To get the word out on issues, we increased the use of e-bulletins and web postings. In 2020, e-bulletin topics included: funding home and community care; labour shortages; Bill 175; lessons learned from COVD-19; ageism; home care and the LGBTQ2S+ community; and home care in a pandemic. We have distributed the e-bulletins to Care Watch members and supporters; other organizations; politicians at the municipal, provincial, and federal government levels; and journalists.
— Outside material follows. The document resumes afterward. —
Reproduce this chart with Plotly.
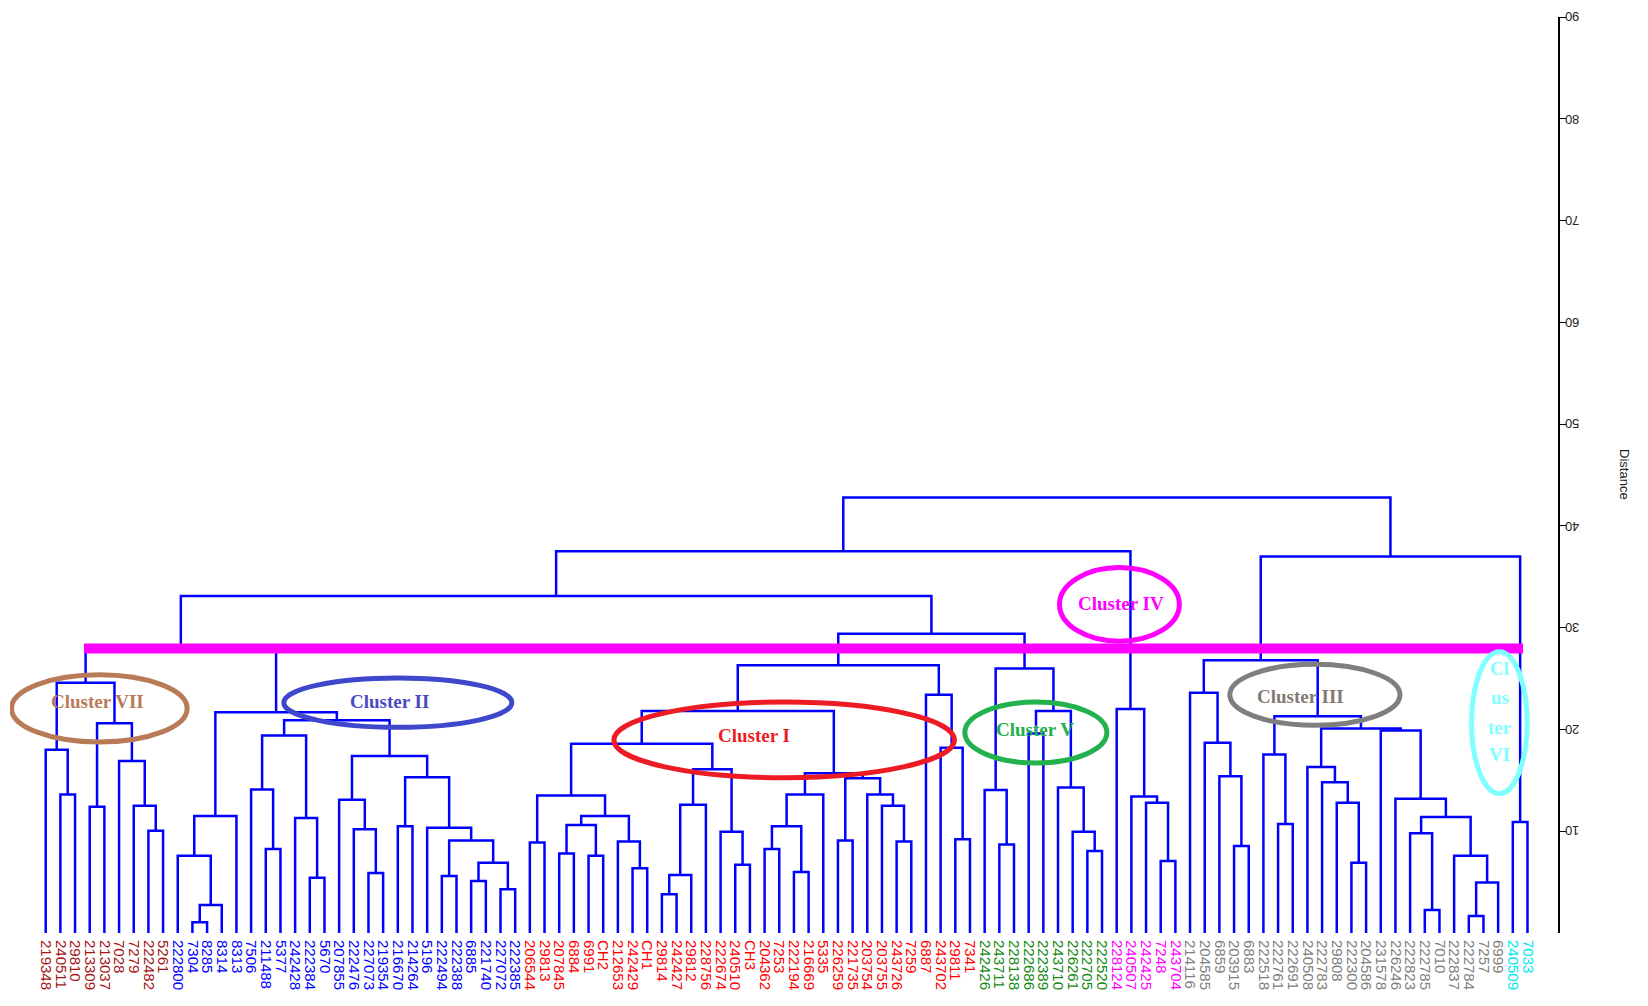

To expand our communications, we are redesigning our website and will continue to add new content.

Other Activities

  • Input to Federal Government: Care Watch provided input to the National Advisory Council on Seniors regarding development of a national seniors strategy and a national pharmacare programme, both of which we believe would benefit all Canadian seniors.
  • Letter-writing to Ontario MPPs: This past year, board members wrote to their local MPPs to inform them about Care Watch and our advocacy issues. To support this campaign, we did demographic research on members’ individual ridings so we could address our comments more specifically to the needs and challenges in their communities.
  • Speaking Engagements: Care Watch’s Chair was a featured speaker for two online conferences. The first, for students in the Social Services Worker – Gerontology Program at Sheridan College, addressed seniors’ advocacy, policy advocacy, and Care Watch’s specific focus on home care and ageism. The second was a panel discussion sponsored by the Ontario Council of the Federation of University Women, which also focused on ageism and issues and challenges in home and community care.
  • Research Partners: We continue to be a partner in a 7-year research project, “Imagining Age-Friendly ‘Communities within Communities’: International Promising Practices,” which was launched in June 2018 and is funded by the Social Sciences and Humanities Research Council (SSHRC). The research team, led by Dr. Tamara Daly of York University, is examining age-friendly practices in multiple cities in Canada and cities in Norway, Denmark, Australia, New Zealand, and Taiwan.
  • Collaboration with Other Organizations: Over the past year, Care Watch has reached out to and supported initiatives undertaken by various organizations, including Seniors for Social Action Ontario, the Ontario Health Coalition, Senior Pride networks in Toronto and Niagara, the Toronto Council on Aging, and the Alzheimer Society of Toronto.
  • Annual General Meeting: On December 9, 2020, Care Watch held its Annual General Meeting. In addition to conducting statutory business, we recognized the outstanding contributions of retiring board members Anita Dressler and Josephine Grayson. We also welcomed three new board members and confirmed our 2021 Board of Directors. Continuing members are: Nazrawit Gebeto, Michèle Harding, Shamim Hawthorne, M. A. Masoodi, Kathryn Morgan, Robert Schenk, Grace Sun, and Gail Thompson. New members are: Pat Armstrong, Fiona Green, and Jack Harmer. Our keynote speaker was Michael Nicin, executive director of the National Institute of Ageing at Ryerson University. Mr. Nicin spoke about the current nursing home experience and options for increasing virtual home and community care services within a restructured long-term care system.

Looking Forward

We are hopeful that, sometime during 2021, COVID will be sufficiently under control to allow us to resume in-person events. Given the dire consequences of the pandemic for many seniors, we strongly believe that new thinking and new approaches are needed and that now is an opportune time to initiate change. We therefore intend to promote alternative models of care that are consistent with our principles. Further, we will remain focused on monitoring Ontario government policy, providing our input to the decision-making process, and advocating for improved home and community care for seniors.